In a joint submission to the Commonwealth Ministerial Action Group, rights groups called on the CMAG to 'lay down clear benchmarks' to Sri Lanka in order for it to be allowed to host CHOGM 2013.

The groups included: Asian Forum for Human Rights and Development (FORUM-ASIA),  CIVICUS: World Alliance for Citizen Participation, Commonwealth Human Rights Initiative, International Movement Against All Forms of Discrimination (IMADR) and Sri Lanka Campaign for Peace & Justice.

Adding to a list of benchmarks outlined last year, the groups called for the following:

• Reinstate the Chief Justice;
• Release or charge all political prisoners and provide full public access to a data-base of
names/locations of those still held; and
• Ensure an enabling environment for civil society with full protection of the freedoms of expression, association and peaceful assembly.

See here. Extract reproduced below:

Any argument that the situation in Sri Lanka may not be greatly different from that in other countries in order to warrant CMAG attention, cannot stand for two main reasons, among others. Firstly, the human rights situation in Sri Lanka is chronic. Sri Lanka is the only state in the Commonwealth that faces credible allegations of egregious international humanitarian law violations and has been under focused scrutiny at the UN Human Rights Council. This is further compounded by the successive failure of all domestic mechanisms for investigating human rights abuses, the deliberate removal of the independence of the judiciary and a steady and systematic oppression that targets specific communities, dissenters and those who challenge either ongoing militarization or monopolisation of political power.

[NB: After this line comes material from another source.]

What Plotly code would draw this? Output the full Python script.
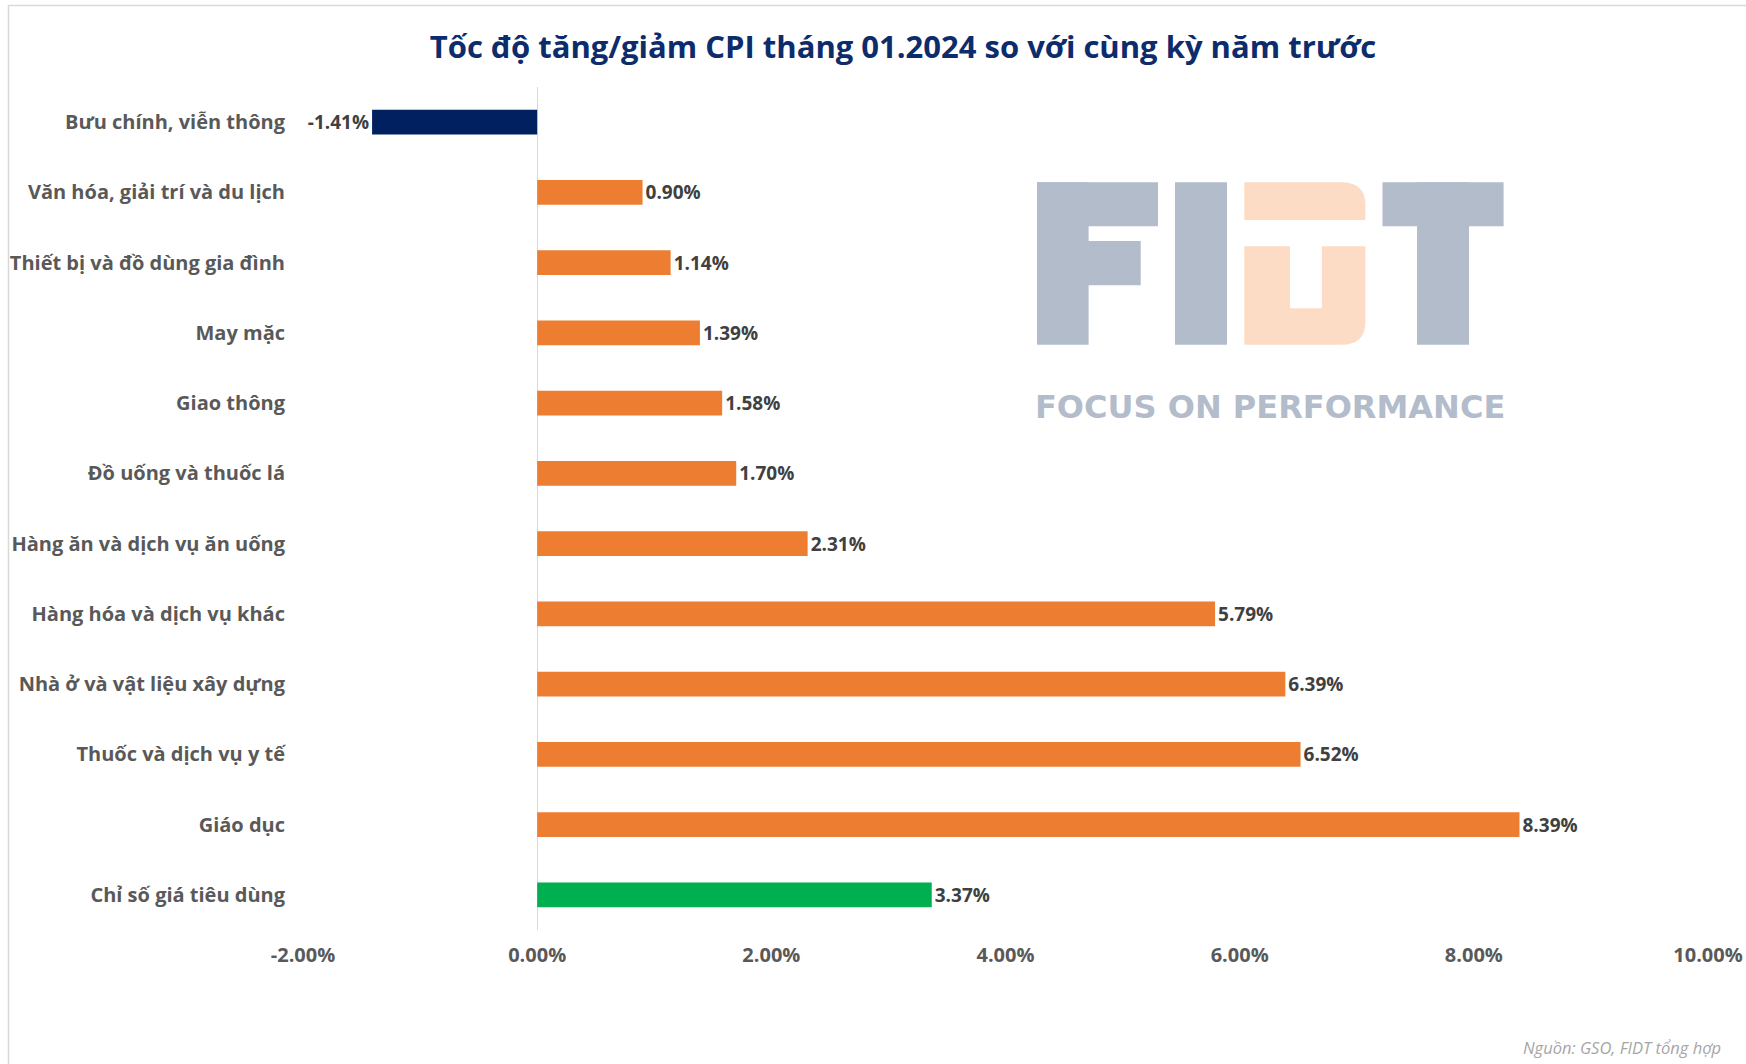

Lastly, the Commonwealth invited itself to the spotlight it faces over Sri Lanka by deciding to make the country host CHOGM and go on to Chair the organisation for two years. There was a clear awareness of the gravity of the situation in Sri Lanka when the country proposed itself as a potential host in 2009 and this led to the deferring of this proposal from 2011 to 2013 by Commonwealth Heads of Governments, in the possible hope of progress in the state of human rights. Four years after the 2009 decision there have been no significant improvement in the human rights situation in the country and rising international criticism is proof of this.